上腹部痛(Epigastric Pain)シリーズ22 EXPERT COURSE 解答 【症例 EE 107】

十二指腸(球部)後壁潰瘍穿孔.Perforation of duodenal ulcer into omental bursa








図1〜図15で↑は網嚢(omental bursa,omental sac)内の遊離ガスで,胃,十二指腸または横行結腸の穿孔を意味する.胃と十二指腸(Du)に急性病変を示唆する浮腫性壁肥厚を認めないが,周囲脂肪組織の濃度上昇を伴っており,消化管穿孔であることは疑う余地がない.手術で網嚢内に血腫と炎症,十二指腸球部後壁に15mm大の潰瘍穿孔を認め単純閉鎖を施行した.6週間後網嚢内膿瘍で再手術を要したが,以後は順調に経過した.

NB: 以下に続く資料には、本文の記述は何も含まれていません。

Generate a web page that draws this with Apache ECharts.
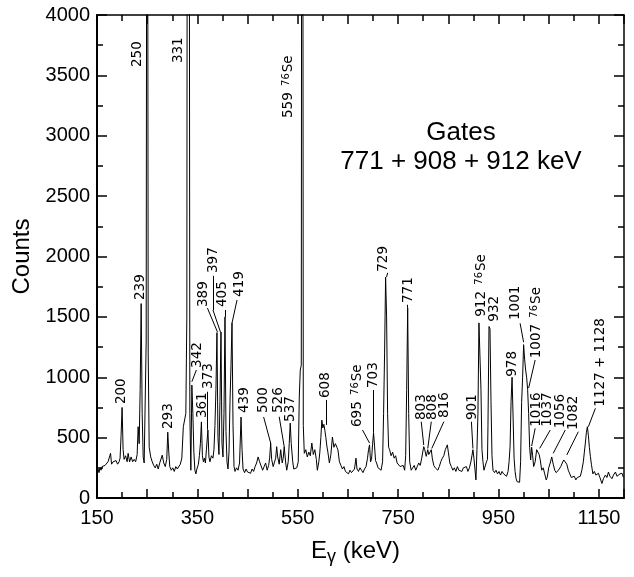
<!DOCTYPE html>
<html>
<head>
<meta charset="utf-8">
<script src="https://cdn.jsdelivr.net/npm/echarts@6/dist/echarts.min.js"></script>
<style>
    html, body {margin: 0; padding: 0; background: #fff;}
    #szChart {width: 634px; height: 577px;}
</style>
</head>
<body>
<div id="szChart"></div>
<script>
// spectrum: energy (keV) and counts
var energy = [150, 152, 154, 156, 158, 160, 163, 166, 169, 172, 175, 177, 179, 182, 185, 188, 191, 194, 196, 198,
    200, 202, 204, 207, 210, 212, 215, 218, 221, 224, 227, 230, 232, 234, 236, 238, 240, 242, 244, 246,
    248, 250, 252, 254, 257, 260, 263, 266, 269, 272, 275, 278, 280, 283, 286, 289, 291, 293, 295, 298,
    301, 304, 307, 310, 313, 316, 319, 322, 325, 327, 329, 331, 333, 335, 337, 339, 341, 343, 345, 347,
    349, 352, 354, 356, 358, 360, 362, 364, 366, 368, 371, 373, 375, 378, 381, 383, 385, 387, 389, 391,
    393, 395, 397, 399, 401, 403, 405, 407, 409, 411, 413, 415, 417, 419, 421, 423, 425, 428, 431, 434,
    437, 439, 441, 444, 447, 450, 453, 456, 459, 462, 465, 468, 471, 474, 477, 480, 483, 486, 489, 492,
    494, 496, 498, 501, 503, 506, 508, 510, 513, 516, 519, 521, 523, 526, 528, 531, 533, 535, 537, 540,
    542, 545, 548, 551, 553, 555, 557, 559, 561, 563, 566, 569, 572, 575, 578, 581, 584, 587, 589, 592,
    594, 596, 598, 600, 602, 604, 606, 608, 610, 613, 616, 619, 622, 625, 628, 630, 633, 636, 639, 642,
    645, 648, 651, 654, 657, 660, 663, 666, 668, 671, 674, 677, 680, 683, 686, 689, 691, 693, 695, 697,
    699, 701, 703, 705, 707, 710, 713, 716, 719, 721, 723, 725, 727, 729, 731, 733, 736, 739, 742, 745,
    748, 751, 754, 757, 760, 763, 765, 767, 769, 771, 773, 776, 779, 782, 785, 788, 791, 794, 797, 799,
    801, 803, 806, 809, 811, 813, 816, 818, 821, 824, 827, 829, 832, 835, 838, 841, 844, 846, 848, 850,
    853, 856, 859, 862, 865, 868, 871, 874, 877, 880, 883, 886, 889, 892, 895, 897, 899, 901, 903, 905,
    907, 909, 911, 913, 915, 917, 919, 921, 923, 926, 928, 929, 931, 933, 935, 937, 939, 942, 945, 948,
    951, 954, 957, 960, 963, 966, 969, 971, 973, 975, 977, 979, 981, 983, 985, 987, 989, 992, 994, 996,
    998, 1000, 1002, 1004, 1006, 1008, 1010, 1012, 1014, 1016, 1018, 1020, 1023, 1026, 1029, 1031, 1033, 1036, 1039, 1042,
    1045, 1047, 1050, 1053, 1056, 1059, 1062, 1065, 1068, 1071, 1074, 1077, 1080, 1083, 1086, 1089, 1092, 1095, 1098, 1101,
    1104, 1107, 1110, 1113, 1116, 1119, 1121, 1123, 1125, 1127, 1129, 1131, 1133, 1135, 1138, 1141, 1144, 1146, 1149, 1152,
    1156, 1159, 1163, 1166, 1169, 1172, 1176, 1179, 1183, 1186, 1189, 1192, 1196, 1199];
var counts = [180, 240, 210, 250, 230, 260, 250, 270, 280, 300, 290, 370, 280, 300, 290, 310, 280, 300, 330, 520,
    750, 400, 320, 350, 300, 370, 300, 340, 300, 320, 300, 360, 590, 450, 900, 1610, 700, 340, 290, 300,
    1300, 9000, 1200, 420, 340, 300, 270, 250, 280, 240, 290, 300, 355, 290, 260, 320, 545, 380, 260, 230,
    250, 220, 260, 240, 250, 280, 330, 590, 600, 700, 1500, 12000, 9000, 700, 230, 935, 700, 380, 230, 200,
    240, 280, 350, 450, 630, 350, 300, 330, 290, 400, 563, 340, 300, 350, 330, 400, 600, 900, 1370, 500,
    360, 800, 1375, 450, 340, 700, 1500, 550, 300, 240, 380, 800, 1100, 1450, 600, 260, 220, 250, 230, 290,
    670, 400, 240, 210, 240, 215, 230, 205, 240, 220, 260, 290, 340, 300, 310, 230, 260, 290, 230, 270,
    330, 455, 320, 260, 250, 330, 425, 340, 280, 400, 290, 330, 425, 290, 230, 300, 450, 620, 450, 300,
    240, 230, 250, 300, 836, 1060, 1100, 12000, 600, 370, 400, 340, 380, 350, 455, 360, 400, 320, 230, 300,
    380, 500, 645, 580, 610, 560, 500, 430, 380, 290, 360, 505, 420, 450, 420, 400, 300, 270, 240, 260,
    220, 230, 200, 230, 210, 220, 240, 330, 240, 220, 250, 230, 210, 240, 260, 330, 400, 440, 300, 320,
    440, 540, 430, 310, 290, 250, 260, 230, 300, 700, 1200, 1830, 1500, 700, 420, 400, 350, 380, 330, 350,
    290, 300, 260, 250, 270, 230, 350, 900, 1575, 700, 300, 230, 250, 270, 230, 260, 290, 270, 330, 380,
    425, 400, 345, 400, 360, 345, 400, 330, 270, 250, 240, 230, 260, 300, 330, 350, 400, 410, 440, 380,
    290, 260, 230, 250, 220, 260, 230, 240, 220, 250, 240, 260, 220, 250, 300, 350, 400, 330, 240, 150,
    400, 700, 1450, 1440, 900, 400, 300, 230, 230, 300, 320, 600, 1420, 1400, 800, 350, 230, 210, 230, 200,
    220, 190, 220, 200, 210, 180, 220, 300, 425, 800, 1000, 670, 330, 220, 160, 135, 140, 130, 300, 790,
    1000, 1270, 1150, 1060, 1000, 900, 700, 420, 315, 420, 350, 260, 300, 400, 415, 360, 320, 230, 250, 200,
    150, 170, 250, 290, 340, 280, 230, 210, 205, 240, 260, 290, 315, 330, 280, 230, 200, 170, 160, 180,
    150, 170, 160, 180, 230, 300, 380, 455, 540, 590, 520, 420, 345, 280, 200, 220, 190, 175, 205, 170,
    120, 160, 190, 170, 215, 180, 160, 190, 215, 180, 175, 200, 205, 170];

// peak labels, anchored at the lower end of the upright text (keV, counts)
var peakLabels = ['200', '239', '250', '331', '559 {s|76}Se', '293', '342', '361', '373', '389', '397', '405', '419',
    '439', '500', '526', '537', '608', '695 {s|76}Se', '703', '729', '771', '803', '808', '816', '901',
    '912 {s|76}Se', '932', '978', '1001', '1007 {s|76}Se', '1016', '1037', '1056', '1082', '1127 + 1128'];
var peakLabelAt = [[198, 778], [236, 1640], [231, 3569], [312, 3602], [531, 3147], [292, 571], [350, 1077], [361, 662],
    [373, 903], [362, 1582], [382, 1863], [400, 1582], [434, 1665], [444, 704], [482, 704], [511, 704], [536, 630],
    [606, 828], [669, 588], [701, 911], [721, 1874], [771, 1615], [796, 646], [819, 646], [842, 663], [899, 646],
    [916, 1501], [941, 1460], [978, 1004], [984, 1474], [1026, 1157], [1026, 590], [1048, 590], [1074, 577],
    [1100, 563], [1154, 756]];
// leader lines from label to peak
var leaders = [
    [[348, 1060], [339, 963]], [[370, 880], [370, 565]], [[370, 1573], [390, 1375]],
    [[381, 1840], [381, 1557]], [[381, 1557], [396, 1375]], [[405, 1557], [405, 1500]],
    [[429, 1640], [419, 1449]], [[482, 671], [496, 455]], [[513, 673], [523, 425]],
    [[606, 812], [606, 605]], [[679, 563], [693, 455]], [[701, 894], [701, 540]],
    [[729, 1865], [727, 1830]], [[769, 1600], [769, 1575]], [[796, 632], [801, 439]],
    [[816, 632], [809, 410]], [[841, 632], [817, 410]], [[896, 632], [899, 410]],
    [[993, 1447], [1000, 1290]], [[1023, 1143], [1010, 910]], [[1023, 577], [1016, 430]],
    [[1053, 563], [1032, 411]], [[1083, 563], [1059, 370]], [[1109, 549], [1086, 356]],
    [[1143, 743], [1129, 590]]];

var xRange = [150, 1200];
var yRange = [0, 4000];

function generateSpectrum() {
    var data = [];
    for (var i = 0; i < energy.length; i++) {
        data.push([energy[i], counts[i]]);
    }
    var labelData = [];
    for (var i = 0; i < peakLabels.length; i++) {
        labelData.push({name: peakLabels[i], coord: peakLabelAt[i]});
    }
    var lineData = [];
    for (var i = 0; i < leaders.length; i++) {
        lineData.push([{coord: leaders[i][0]}, {coord: leaders[i][1]}]);
    }

    var font = 'Liberation Sans';
    var black = '#000';
    function makeXAxis(position, interval, tickLen, showLine, showLabel) {
        return {
            type: 'value', position: position, min: xRange[0], max: xRange[1], interval: interval,
            axisLine: {show: showLine, onZero: false, lineStyle: {color: black, width: position === 'bottom' ? 2 : 1.5}},
            axisTick: {show: true, inside: true, length: tickLen, lineStyle: {color: black, width: 1.5}},
            axisLabel: {
                show: showLabel, color: black, fontSize: 20, fontFamily: font, margin: 10,
                formatter: function (v) {
                    return (v - 150) % 200 === 0 ? String(v) : '';
                }
            },
            splitLine: {show: false}
        };
    }
    function makeYAxis(position, showLabel) {
        return {
            type: 'value', position: position, min: yRange[0], max: yRange[1], interval: 500,
            axisLine: {show: true, onZero: false, lineStyle: {color: black, width: position === 'left' ? 2 : 1.5}},
            axisTick: {show: true, inside: true, length: 10, lineStyle: {color: black, width: 1.5}},
            minorTick: {show: true, splitNumber: 2, length: 6, lineStyle: {color: black, width: 1.5}},
            axisLabel: {
                show: showLabel, color: black, fontSize: 20, fontFamily: font, margin: 7,
                formatter: function (v) {
                    return String(v);
                }
            },
            splitLine: {show: false}
        };
    }

    var xMain = makeXAxis('bottom', 100, 9, true, true);
    xMain.name = 'E{g|γ} (keV)';
    xMain.nameLocation = 'middle';
    xMain.nameGap = 38;
    xMain.nameTextStyle = {
        color: black, fontSize: 24, fontFamily: font, lineHeight: 30, padding: [0, 10, 0, 0],
        rich: {g: {fontSize: 18, fontFamily: font, color: black, verticalAlign: 'bottom', lineHeight: 8}}
    };
    var yMain = makeYAxis('left', true);
    yMain.name = 'Counts';
    yMain.nameLocation = 'middle';
    yMain.nameGap = 58;
    yMain.nameTextStyle = {color: black, fontSize: 24, fontFamily: font};

    var option = {
        animation: false,
        backgroundColor: '#fff',
        grid: {left: 97, right: 10, top: 15, bottom: 79},
        title: {
            text: 'Gates\n771 + 908 + 912 keV',
            left: 456, top: 113, textAlign: 'center',
            textStyle: {color: black, fontSize: 26, fontWeight: 'normal', fontFamily: font, lineHeight: 29}
        },
        xAxis: [
            xMain,
            makeXAxis('bottom', 50, 6, false, false),
            makeXAxis('top', 100, 9, true, false),
            makeXAxis('top', 50, 6, false, false)
        ],
        yAxis: [
            yMain,
            makeYAxis('right', false)
        ],
        series: [{
            name: 'Gates 771 + 908 + 912 keV',
            type: 'line',
            xAxisIndex: 0,
            yAxisIndex: 0,
            data: data,
            symbol: 'none',
            clip: true,
            lineStyle: {color: black, width: 1},
            markPoint: {
                symbol: 'circle',
                symbolSize: 0,
                silent: true,
                itemStyle: {color: 'rgba(0,0,0,0)'},
                label: {
                    show: true, position: 'inside', rotate: 90, align: 'left', verticalAlign: 'middle',
                    color: black, fontSize: 13.5, fontFamily: 'DejaVu Sans',
                    formatter: function (p) {
                        return p.name;
                    },
                    rich: {s: {fontSize: 10, fontFamily: 'DejaVu Sans', color: black, verticalAlign: 'top', padding: [0, 1, 0, 2]}}
                },
                data: labelData
            },
            markLine: {
                silent: true,
                symbol: ['none', 'none'],
                label: {show: false},
                lineStyle: {color: black, width: 1, type: 'solid'},
                data: lineData
            }
        }]
    };
    var szChart = echarts.init(document.getElementById('szChart'));//图表
    szChart.setOption(option);
}

generateSpectrum();
</script>
</body>
</html>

参考症例(5mmスライス,Plain CT,十二指腸潰瘍網嚢内穿孔):55歳女性.12時間前に心窩部痛と嘔気が出現し,その後嘔吐が10回あり水分もとれないので来院した.体温:35.9℃,腹部全体に圧痛と反跳痛があるが筋性防御はない.経口的にガストログラフィンが投与されている.
経静脈的に造影されていないから分かりにくいが,図5〜図8の狭くなっている部位(▲)が幽門輪で,図6〜図11の△は胃前庭部と思われる.図8〜図15の↑は網嚢内の遊離ガスであり,造影剤の漏出を認めないが胃,十二指腸または横行結腸穿孔を示唆する.十二指腸潰瘍の後腹膜穿孔と判断し,保存的に治療し症状が日毎に改善した.13日目の内視鏡検査で十二指腸球部に潰瘍による変形,多発性の瘢痕(S2)を認めた.Du:十二指腸,J:上部空腸.